ひつじの読了録
「ぼくは本を読んでいる。」
著:ひこ・田中 講談社
2021/10/03
ルカ、小学校5年男子。親の本棚で偶然見つけたカバーのかかっている古い本をそっと持ち出し読み出す。
その本のストーリーと、読みながら考えたこと、そして幼なじみやクラスメート、さらには両親たちとの対話が重ねられていく。ある意味上品な印象。淡々としていて感情を揺さぶるような大きな出来事も冒険もない。でも、本好きの私にとっては、そうそうと頷けることの多いお話だった。
友だちの名前をどう呼ぶのか、休み時間をどう過ごすのか、といったようなことから、登下校に通る道順やエレベーターの監視カメラとか、日常の些細な出来事を一つ一つ意識して考えたり、対話していく様子が描かれている。
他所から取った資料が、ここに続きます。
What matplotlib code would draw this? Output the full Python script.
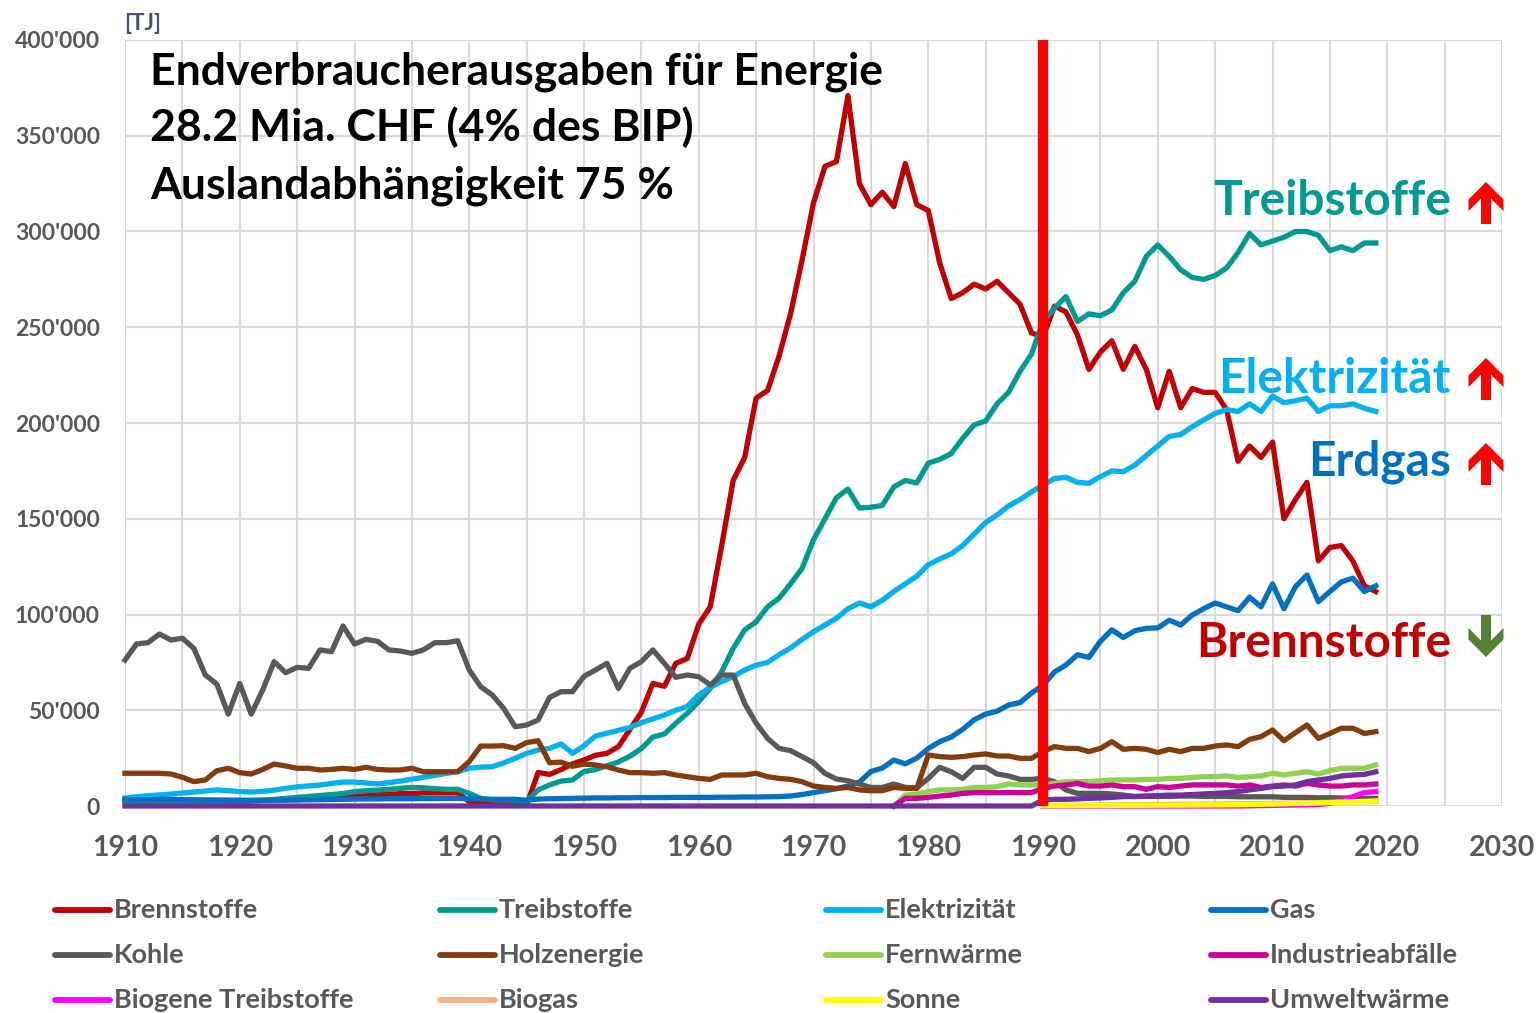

子ども時代の自分を思い出したりしながら読んでいた。
私も何度も読み返した子ども向けに翻訳された古典が取り上げられている。訳の違いによる言葉使いの違いとか、わからない漢字や単語は、都度調べるのか読み飛ばすのかとか。そして、読み終えた後に感想を話し合う面白さとか。いいなあと思った。
そう、それに刺激されて久方ぶりにこれを書いている。私は、カズサのように、本好きで1人で本を読んでいる子だった。でも、カズサのように自分からそうしたいと積極的に望んでいたのかというとそうでもない。でも、他の子たちと一緒にいても何を話して良いのかわからず、気が利かない子と思われているだろうなと思いながら、そばにいたことを覚えている。ルカが、前の学年で、クラスのリーダー格の子と一緒にいようとして、その子の好みにあわせていってしまう。それは無理をしていることで、相手もわかっているから、続かなかったんだって、思う。私は、その子たちが何を好んでいるかということすらわからなかった、というのが正直なところかな。この本は、静かな淡々とした語り口調で語っているけど、あるいはだからこそ、こちらの埋もれていた記憶を刺激してくる感じがあった。
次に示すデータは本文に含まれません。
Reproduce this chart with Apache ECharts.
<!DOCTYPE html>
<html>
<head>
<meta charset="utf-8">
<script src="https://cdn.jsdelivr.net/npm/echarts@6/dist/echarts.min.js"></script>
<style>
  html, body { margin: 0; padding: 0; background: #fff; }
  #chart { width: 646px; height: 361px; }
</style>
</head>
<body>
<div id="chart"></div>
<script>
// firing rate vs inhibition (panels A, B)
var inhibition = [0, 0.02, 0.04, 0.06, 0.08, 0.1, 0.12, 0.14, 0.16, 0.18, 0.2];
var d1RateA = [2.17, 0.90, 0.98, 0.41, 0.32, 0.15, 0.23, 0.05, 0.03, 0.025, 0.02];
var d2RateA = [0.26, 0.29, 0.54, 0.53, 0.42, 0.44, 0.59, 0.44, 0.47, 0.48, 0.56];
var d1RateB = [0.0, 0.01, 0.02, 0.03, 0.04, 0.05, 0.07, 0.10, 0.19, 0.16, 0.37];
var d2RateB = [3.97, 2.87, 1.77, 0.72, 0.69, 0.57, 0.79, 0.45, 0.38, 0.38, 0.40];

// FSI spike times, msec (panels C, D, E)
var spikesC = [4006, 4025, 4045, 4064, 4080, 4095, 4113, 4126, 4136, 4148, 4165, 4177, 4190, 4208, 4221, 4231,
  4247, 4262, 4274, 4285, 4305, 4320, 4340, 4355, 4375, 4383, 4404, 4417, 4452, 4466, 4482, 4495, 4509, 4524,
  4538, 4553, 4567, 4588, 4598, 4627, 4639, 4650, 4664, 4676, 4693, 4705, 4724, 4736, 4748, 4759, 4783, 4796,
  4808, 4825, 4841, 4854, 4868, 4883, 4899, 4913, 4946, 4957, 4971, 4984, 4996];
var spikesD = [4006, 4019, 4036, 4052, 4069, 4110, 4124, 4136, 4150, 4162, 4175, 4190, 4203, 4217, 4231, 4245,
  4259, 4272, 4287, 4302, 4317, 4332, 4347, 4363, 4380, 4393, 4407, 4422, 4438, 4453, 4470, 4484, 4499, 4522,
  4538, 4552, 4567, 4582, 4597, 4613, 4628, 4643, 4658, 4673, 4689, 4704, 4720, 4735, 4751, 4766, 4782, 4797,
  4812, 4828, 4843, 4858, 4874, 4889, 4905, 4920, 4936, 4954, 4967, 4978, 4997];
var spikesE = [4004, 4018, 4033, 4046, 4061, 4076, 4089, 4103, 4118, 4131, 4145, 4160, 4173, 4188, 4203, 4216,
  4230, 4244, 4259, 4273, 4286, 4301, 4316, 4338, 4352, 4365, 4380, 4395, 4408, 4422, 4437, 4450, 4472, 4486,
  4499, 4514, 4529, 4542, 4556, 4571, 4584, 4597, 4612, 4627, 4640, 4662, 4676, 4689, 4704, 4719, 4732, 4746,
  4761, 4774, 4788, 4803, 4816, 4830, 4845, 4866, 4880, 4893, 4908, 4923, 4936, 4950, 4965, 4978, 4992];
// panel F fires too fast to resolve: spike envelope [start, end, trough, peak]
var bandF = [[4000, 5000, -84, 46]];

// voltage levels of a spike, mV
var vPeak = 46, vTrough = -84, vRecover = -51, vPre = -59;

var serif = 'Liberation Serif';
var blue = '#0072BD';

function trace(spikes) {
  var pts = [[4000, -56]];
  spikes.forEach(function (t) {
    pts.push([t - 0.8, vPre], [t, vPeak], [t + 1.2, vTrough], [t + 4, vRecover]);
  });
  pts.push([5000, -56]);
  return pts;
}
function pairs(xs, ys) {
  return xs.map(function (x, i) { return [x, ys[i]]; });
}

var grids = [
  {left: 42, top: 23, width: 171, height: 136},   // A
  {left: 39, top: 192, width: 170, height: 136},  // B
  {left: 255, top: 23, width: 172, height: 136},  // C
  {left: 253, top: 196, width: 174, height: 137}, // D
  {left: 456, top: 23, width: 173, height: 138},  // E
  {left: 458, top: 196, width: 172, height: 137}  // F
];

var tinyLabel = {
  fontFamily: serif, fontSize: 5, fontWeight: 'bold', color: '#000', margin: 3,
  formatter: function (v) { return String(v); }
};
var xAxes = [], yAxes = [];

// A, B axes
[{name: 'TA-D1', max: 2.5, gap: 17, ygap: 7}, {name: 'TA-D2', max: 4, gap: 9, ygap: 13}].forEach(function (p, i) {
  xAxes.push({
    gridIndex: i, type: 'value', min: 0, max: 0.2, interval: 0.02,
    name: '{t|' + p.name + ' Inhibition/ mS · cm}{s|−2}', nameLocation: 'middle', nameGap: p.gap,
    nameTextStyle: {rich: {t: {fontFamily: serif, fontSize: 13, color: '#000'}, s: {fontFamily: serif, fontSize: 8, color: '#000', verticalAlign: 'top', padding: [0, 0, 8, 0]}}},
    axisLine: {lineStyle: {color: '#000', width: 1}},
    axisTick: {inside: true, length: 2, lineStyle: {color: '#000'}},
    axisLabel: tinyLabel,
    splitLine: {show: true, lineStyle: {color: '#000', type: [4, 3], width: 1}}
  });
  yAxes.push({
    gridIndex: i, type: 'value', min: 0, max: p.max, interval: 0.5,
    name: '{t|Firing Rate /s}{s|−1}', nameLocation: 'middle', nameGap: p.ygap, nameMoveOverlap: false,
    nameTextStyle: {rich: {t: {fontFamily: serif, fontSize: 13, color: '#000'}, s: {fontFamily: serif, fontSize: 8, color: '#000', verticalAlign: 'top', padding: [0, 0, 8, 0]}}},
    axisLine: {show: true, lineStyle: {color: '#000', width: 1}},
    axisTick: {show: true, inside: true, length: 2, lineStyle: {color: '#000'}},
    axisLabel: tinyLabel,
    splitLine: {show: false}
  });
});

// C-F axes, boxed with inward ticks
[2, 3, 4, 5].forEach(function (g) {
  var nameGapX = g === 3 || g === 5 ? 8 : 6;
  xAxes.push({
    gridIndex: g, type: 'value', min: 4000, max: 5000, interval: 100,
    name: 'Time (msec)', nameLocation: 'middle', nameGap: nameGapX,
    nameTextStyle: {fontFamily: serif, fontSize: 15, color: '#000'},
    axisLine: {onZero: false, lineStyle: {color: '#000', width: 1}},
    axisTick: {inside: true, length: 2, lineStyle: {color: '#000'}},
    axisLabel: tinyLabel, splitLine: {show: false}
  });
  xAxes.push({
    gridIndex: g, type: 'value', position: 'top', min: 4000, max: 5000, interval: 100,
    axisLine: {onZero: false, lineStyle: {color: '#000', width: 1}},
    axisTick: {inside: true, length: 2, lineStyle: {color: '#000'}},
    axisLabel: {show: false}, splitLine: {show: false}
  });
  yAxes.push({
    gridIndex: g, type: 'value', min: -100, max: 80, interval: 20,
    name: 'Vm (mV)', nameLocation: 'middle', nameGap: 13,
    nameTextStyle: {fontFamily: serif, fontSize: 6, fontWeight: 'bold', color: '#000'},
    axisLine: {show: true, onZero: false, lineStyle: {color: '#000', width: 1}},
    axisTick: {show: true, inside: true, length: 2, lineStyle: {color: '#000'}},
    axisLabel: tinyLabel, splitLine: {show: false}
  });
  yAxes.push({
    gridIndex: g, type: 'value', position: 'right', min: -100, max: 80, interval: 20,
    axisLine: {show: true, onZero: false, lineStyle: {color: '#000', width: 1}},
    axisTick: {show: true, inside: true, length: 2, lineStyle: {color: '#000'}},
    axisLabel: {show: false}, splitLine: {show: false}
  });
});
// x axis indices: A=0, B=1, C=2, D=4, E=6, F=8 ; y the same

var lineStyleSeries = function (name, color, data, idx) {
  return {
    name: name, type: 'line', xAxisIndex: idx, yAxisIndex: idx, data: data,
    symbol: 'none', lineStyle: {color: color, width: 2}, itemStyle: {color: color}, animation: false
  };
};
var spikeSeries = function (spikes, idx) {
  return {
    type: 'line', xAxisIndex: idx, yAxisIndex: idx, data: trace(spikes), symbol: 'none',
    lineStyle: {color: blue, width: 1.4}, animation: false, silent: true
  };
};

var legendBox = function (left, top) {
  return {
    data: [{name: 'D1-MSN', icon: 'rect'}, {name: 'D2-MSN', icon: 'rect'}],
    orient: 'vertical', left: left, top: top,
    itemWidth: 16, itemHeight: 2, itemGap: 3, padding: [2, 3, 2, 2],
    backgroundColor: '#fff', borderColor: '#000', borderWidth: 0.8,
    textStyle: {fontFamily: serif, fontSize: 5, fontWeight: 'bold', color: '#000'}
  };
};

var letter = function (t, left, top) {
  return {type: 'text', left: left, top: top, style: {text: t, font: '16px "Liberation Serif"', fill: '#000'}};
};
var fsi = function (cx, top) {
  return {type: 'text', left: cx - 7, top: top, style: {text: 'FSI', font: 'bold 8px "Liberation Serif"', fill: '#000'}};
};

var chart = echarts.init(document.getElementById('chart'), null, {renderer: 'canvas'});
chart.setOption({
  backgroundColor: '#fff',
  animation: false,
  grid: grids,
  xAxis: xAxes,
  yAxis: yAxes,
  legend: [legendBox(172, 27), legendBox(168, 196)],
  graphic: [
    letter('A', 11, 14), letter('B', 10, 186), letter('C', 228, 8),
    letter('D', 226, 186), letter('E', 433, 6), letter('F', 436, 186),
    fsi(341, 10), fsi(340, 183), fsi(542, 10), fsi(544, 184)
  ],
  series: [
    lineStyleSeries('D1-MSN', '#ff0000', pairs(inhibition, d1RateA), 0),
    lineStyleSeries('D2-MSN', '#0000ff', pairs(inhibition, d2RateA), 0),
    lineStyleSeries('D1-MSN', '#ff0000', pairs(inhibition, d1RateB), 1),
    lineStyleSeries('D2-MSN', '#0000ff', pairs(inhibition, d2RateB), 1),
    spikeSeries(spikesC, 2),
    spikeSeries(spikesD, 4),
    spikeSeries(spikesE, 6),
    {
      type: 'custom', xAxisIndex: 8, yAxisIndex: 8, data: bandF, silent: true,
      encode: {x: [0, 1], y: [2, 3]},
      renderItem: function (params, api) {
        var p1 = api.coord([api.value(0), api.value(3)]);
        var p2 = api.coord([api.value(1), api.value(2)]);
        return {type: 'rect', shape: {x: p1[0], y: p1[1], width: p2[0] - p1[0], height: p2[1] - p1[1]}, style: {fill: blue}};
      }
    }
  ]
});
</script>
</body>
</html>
ちゃんと世界を内包している本を読むことは、豊かな世界を旅するようなもの。だからその体験を話したくなる、共有できる人とおしゃべりしたくなる。私は、児童文学のことをおしゃべりしたくて子どもの本屋を始めたんだって、先日久しぶりに若い人に話して、とても楽しかった。
気負わずに、ぼちぼち読んだ本の感想を書いていこうと、改めて思っている。